Bali property heats up as Asian investors chase high rental yields in post-Covid revival
Investors from Hong Kong and Singapore, where rental yields stand in the low single digits, are showing particular interest in Bali property.
Both places are similar “in that they’re very high-ticket, low-yield markets, whereas Bali is low-ticket, high-yield”, said James Hartshorn, CEO and co-founder at Palm Developments, a Hong-Kong based developer with a growing Bali portfolio.
Affluent buyers are increasingly drawn to the south of the island, particularly on the arid Bukit peninsula, where properties are yielding 15 to 18 per cent a year, he said.
The market is buoyed by an influx of international tourists after Indonesia scrapped its pandemic travel restrictions and eased visa rules in 2022. In April, Bali welcomed 503,194 foreign visitors, up by more than 7 per cent from March and 22 per cent from a year ago, according to official data.
Bali also attracts domestic migrants who are drawn to the region’s infrastructure and burgeoning tech scene, according to Widya Lestaluhu, head of the Hong Kong office at Benham & Reeves, a London-based property agent.

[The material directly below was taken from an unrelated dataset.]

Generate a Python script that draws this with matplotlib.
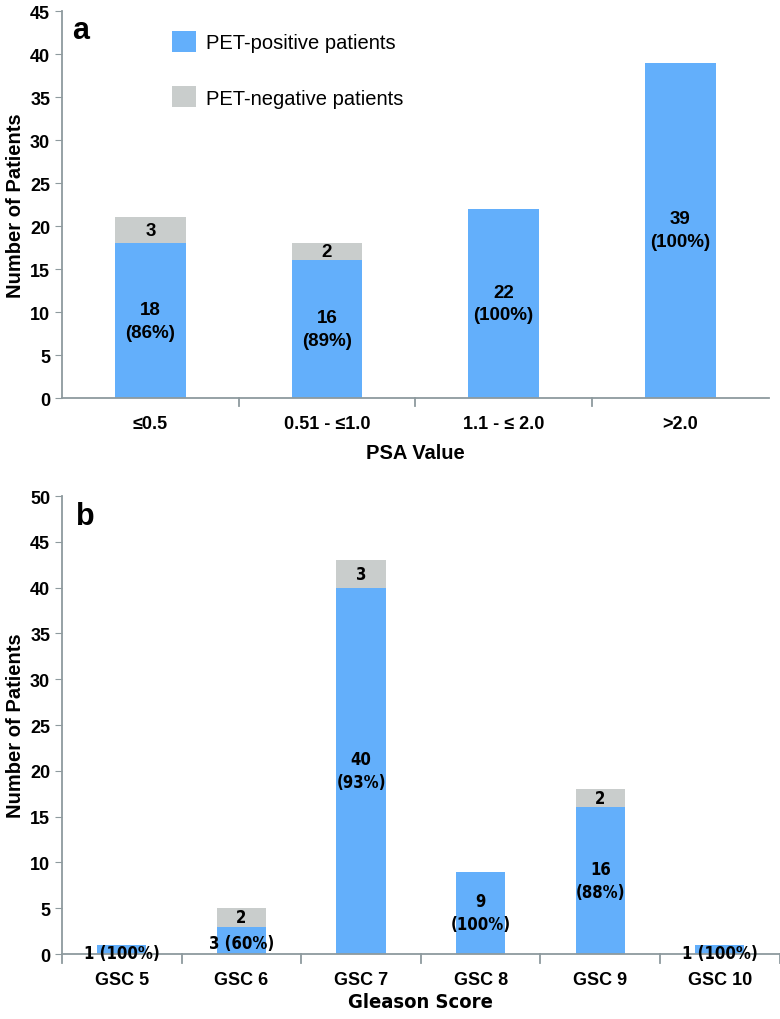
import matplotlib.pyplot as plt
import numpy as np

# panel a: PSA value
psa_cats = ['≤0.5', '0.51 - ≤1.0', '1.1 - ≤ 2.0', '>2.0']
psa_pos = [18, 16, 22, 39]
psa_neg = [3, 2, 0, 0]
psa_pct = ['86%', '89%', '100%', '100%']

# panel b: Gleason score
gsc_cats = ['GSC 5', 'GSC 6', 'GSC 7', 'GSC 8', 'GSC 9', 'GSC 10']
gsc_pos = [1, 3, 40, 9, 16, 1]
gsc_neg = [0, 2, 3, 0, 2, 0]
gsc_pct = ['100%', '60%', '93%', '100%', '88%', '100%']

blue = '#63AFFB'
grey = '#C9CDCC'
spine_col = '#8E9A9E'

plt.rcParams['font.family'] = ['Liberation Sans', 'DejaVu Sans']
cond = dict(family=['DejaVu Sans'], stretch='condensed', weight='bold')

fig = plt.figure(figsize=(7.8, 10.2), dpi=100)
ax1 = fig.add_axes([0.0795, 0.6088, 0.906, 0.3794])
ax2 = fig.add_axes([0.0795, 0.0637, 0.920, 0.4490])


def style_axis(ax, ymax, step):
    for s in ['top', 'right']:
        ax.spines[s].set_visible(False)
    for s in ['left', 'bottom']:
        ax.spines[s].set_color(spine_col)
        ax.spines[s].set_linewidth(1.3)
    ax.set_ylim(0, ymax)
    ax.set_yticks(np.arange(0, ymax + 1, step))
    ax.tick_params(axis='y', colors=spine_col, length=5, labelcolor='black')
    ax.tick_params(axis='x', length=0, pad=12, labelcolor='black')
    for lab in ax.get_yticklabels():
        lab.set_fontweight('bold')
        lab.set_fontsize(13)


# ---- panel a
x1 = np.arange(len(psa_cats))
ax1.bar(x1, psa_pos, width=0.4, color=blue, label='PET-positive patients')
ax1.bar(x1, psa_neg, width=0.4, bottom=psa_pos, color=grey, label='PET-negative patients')
ax1.set_xlim(-0.5, len(psa_cats) - 0.5)
ax1.set_xticks(x1)
ax1.set_xticklabels(psa_cats, fontsize=13, fontweight='bold')
style_axis(ax1, 45, 5)
# tick marks between categories
for b in np.arange(0.5, len(psa_cats) - 0.5, 1):
    ax1.plot([b, b], [0, -0.9], color=spine_col, lw=1.3, clip_on=False)
for i in range(len(psa_cats)):
    ax1.text(x1[i], psa_pos[i] / 2, f'{psa_pos[i]}\n({psa_pct[i]})', ha='center', va='center',
             fontsize=13.5, fontweight='bold', linespacing=1.45)
    if psa_neg[i]:
        ax1.text(x1[i], psa_pos[i] + psa_neg[i] / 2, str(psa_neg[i]), ha='center', va='center',
                 fontsize=13.5, fontweight='bold')
ax1.set_xlabel('PSA Value', fontsize=14.5, fontweight='bold', labelpad=8)
ax1.set_ylabel('Number of Patients', fontsize=14.5, fontweight='bold', labelpad=4)
ax1.text(0.015, 0.99, 'a', transform=ax1.transAxes, fontsize=22, fontweight='bold', va='top')
ax1.legend(loc='upper left', bbox_to_anchor=(0.13, 0.995), frameon=False, fontsize=14.5,
           handlelength=1.2, handleheight=1.2, labelspacing=1.7, handletextpad=0.5)

# ---- panel b
x2 = np.arange(len(gsc_cats))
ax2.bar(x2, gsc_pos, width=0.41, color=blue)
ax2.bar(x2, gsc_neg, width=0.41, bottom=gsc_pos, color=grey)
ax2.set_xlim(-0.5, len(gsc_cats) - 0.5)
ax2.set_xticks(x2)
ax2.set_xticklabels(gsc_cats, fontsize=13, fontweight='bold')
style_axis(ax2, 50, 5)
for b in np.arange(-0.5, len(gsc_cats), 1):
    ax2.plot([b, b], [0, -1.0], color=spine_col, lw=1.3, clip_on=False)
for i in range(len(gsc_cats)):
    if gsc_pos[i] < 5:
        # short bars: one-line label sitting low on the bar
        txt = f'{gsc_pos[i]} ({gsc_pct[i]})'
        y = gsc_pos[i] * 0.4 if gsc_pos[i] > 1 else 0.1
    else:
        txt = f'{gsc_pos[i]}\n({gsc_pct[i]})'
        y = gsc_pos[i] / 2
    ax2.text(x2[i], y, txt, ha='center', va='center', fontsize=12, linespacing=1.35, **cond)
    if gsc_neg[i]:
        ax2.text(x2[i], gsc_pos[i] + gsc_neg[i] / 2, str(gsc_neg[i]), ha='center', va='center',
                 fontsize=12, **cond)
ax2.set_xlabel('Gleason Score', fontsize=14.5, labelpad=3, **cond)
ax2.set_ylabel('Number of Patients', fontsize=14.5, fontweight='bold', labelpad=4)
ax2.text(0.02, 0.99, 'b', transform=ax2.transAxes, fontsize=22, fontweight='bold', va='top')

fig.savefig('out.png', dpi=100)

“People tend to forget that Bali is just a small part of Indonesia, which has the fourth-largest population in the world,” she said. “The local migration to Bali can prop up the island’s rental yields and support capital growth.”
John Truong, a 38-year-old British national working in finance in Hong Kong, said he bought a villa in Bali in the US$200,000 to US$250,000 range last September to tap the island’s higher investment returns.
According to Truong’s research, the return on investment in Bali was about 15 to 20 per cent at the time, compared to 2 per cent in Hong Kong, 4 to 6 per cent in Malaysia and Vietnam, and 8 per cent in Thailand, he said.